Perhaps the most frustrating revelation in Dr. Fogo’s research is the fact that there were historians available for the SBE, its Commission, and its Committee to consult.  In fact, overlooked was the work of Gary Nash, Ph.D., a Professor and Director of the National Center for History at UCLA, as well as several other state history educators who ran the National History Center and created the National Standards.  Nearly 16 years ago, Dr.
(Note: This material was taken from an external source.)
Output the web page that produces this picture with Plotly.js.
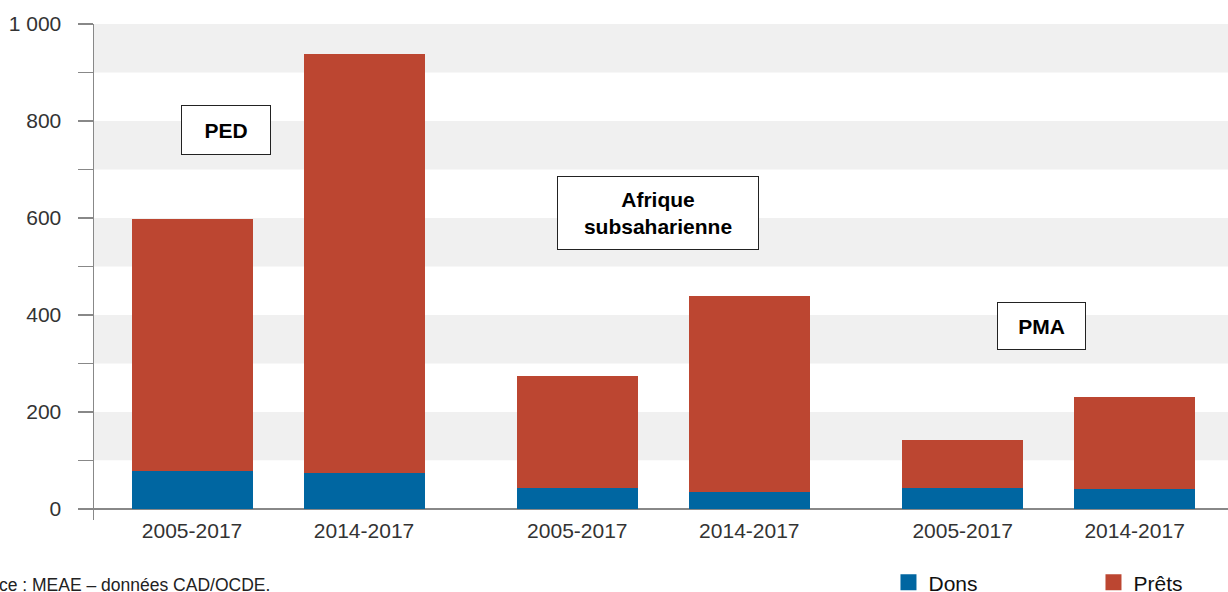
<!DOCTYPE html>
<html>
<head>
<meta charset="utf-8">
<script src="https://cdn.plot.ly/plotly-3.0.1.min.js"></script>
<style>html,body{margin:0;padding:0;background:#fff;}#chart{width:1228px;height:592px;}</style>
</head>
<body>
<div id="chart"></div>
<script>
const groups = ["PED", "Afrique subsaharienne", "PMA"];
const periods = ["2005-2017", "2014-2017"];
const seriesNames = ["Dons", "Prêts"];
const dons = [78, 73, 43, 34, 44, 40];
const prets = [520, 866, 230, 406, 97, 190];
const yTickValues = [0, 100, 200, 300, 400, 500, 600, 700, 800, 900, 1000];
const yTickLabels = ["0", "", "200", "", "400", "", "600", "", "800", "", "1 000"];

const GROUP_STEP = 2.24;
const xPos = [];
const xLabels = [];
groups.forEach((g, gi) => {
  periods.forEach((p, pi) => {
    xPos.push(gi * GROUP_STEP + pi);
    xLabels.push(p);
  });
});

const BLUE = "#0066a1";
const RED = "#bc4631";
const FONT = "Liberation Sans, Arial, sans-serif";

const traces = [
  {type: "bar", name: seriesNames[0], x: xPos, y: dons, marker: {color: BLUE}, width: 0.703, hoverinfo: "skip", showlegend: false},
  {type: "bar", name: seriesNames[1], x: xPos, y: prets, marker: {color: RED}, width: 0.703, hoverinfo: "skip", showlegend: false},
  {type: "scatter", mode: "markers", name: seriesNames[0], x: [null], y: [null],
    marker: {symbol: "square", size: 19, color: BLUE}, showlegend: true},
  {type: "scatter", mode: "markers", name: seriesNames[1], x: [null], y: [null],
    marker: {symbol: "square", size: 19, color: RED}, showlegend: true}
];

const shapes = [];
for (let v = 100; v < 1000; v += 200) {
  shapes.push({type: "rect", xref: "paper", yref: "y", x0: 0, x1: 1, y0: v, y1: v + 100,
    fillcolor: "#f0f0f0", line: {width: 0}, layer: "below"});
}

const boxStyle = {showarrow: false, bordercolor: "#222", borderwidth: 1, bgcolor: "#fff",
  font: {family: FONT, size: 21, color: "#000"}, xref: "x", yref: "y"};

const layout = {
  width: 1228, height: 592,
  margin: {l: 94, r: 0, t: 24, b: 72, autoexpand: false},
  paper_bgcolor: "#fff", plot_bgcolor: "#fff",
  barmode: "stack",
  showlegend: true,
  legend: {orientation: "h", x: 0.7006, xanchor: "left", y: -0.085, yanchor: "top",
    font: {family: FONT, size: 21, color: "#111"}, entrywidth: 160, traceorder: "normal"},
  xaxis: {range: [-0.57, 6.023], tickvals: xPos, ticktext: xLabels, showgrid: false,
    zeroline: false, showline: false, ticks: "", ticklabelstandoff: -4,
    tickfont: {family: FONT, size: 21, color: "#333"}, fixedrange: true},
  yaxis: {range: [-23, 1000], tickvals: yTickValues, ticktext: yTickLabels, showgrid: false,
    zeroline: true, zerolinecolor: "#888", zerolinewidth: 2,
    showline: true, linecolor: "#888", linewidth: 1.5,
    ticks: "outside", ticklen: 15, tickcolor: "#888", tickwidth: 1.5, ticklabelstandoff: 12,
    tickfont: {family: FONT, size: 21, color: "#333"}, fixedrange: true},
  shapes: shapes,
  annotations: [
    Object.assign({}, boxStyle, {x: 0.198, y: 781, text: "<b>PED</b>", width: 84, height: 44, borderpad: 2}),
    Object.assign({}, boxStyle, {x: 2.71, y: 610, text: "<b>Afrique<br>subsaharienne</b>", width: 196, height: 68, borderpad: 2}),
    Object.assign({}, boxStyle, {x: 4.94, y: 377, text: "<b>PMA</b>", width: 83, height: 42, borderpad: 2}),
    {xref: "paper", yref: "paper", x: 0.157, y: -0.131, xanchor: "right", yanchor: "middle", showarrow: false,
      text: "Source : MEAE – données CAD/OCDE.", font: {family: FONT, size: 17.5, color: "#222"}}
  ]
};

Plotly.newPlot("chart", traces, layout, {displayModeBar: false, staticPlot: true});
</script>
</body>
</html>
Nash said the standards were “very defective,” and appeared to be developed by “persons not well-read in the last forty or fifty years of historical scholarship…”  In spite of this damning criticism, today it seems that the SBE is trying to shirk its duty once again.

In hindsight, my 9th grade experience in world history was clearly a defining moment for me.  I’ve spent the past decade working with my colleagues at the Hindu American Foundation to ensure that other children don’t have to go through what so many of my generation did.  To know that the SBE, knew and ignored then what so many continue to critique now is mind boggling.  If the SBE is not motivated to do on its own what is right, then Californians must come together and back SB 1057 to make it happen.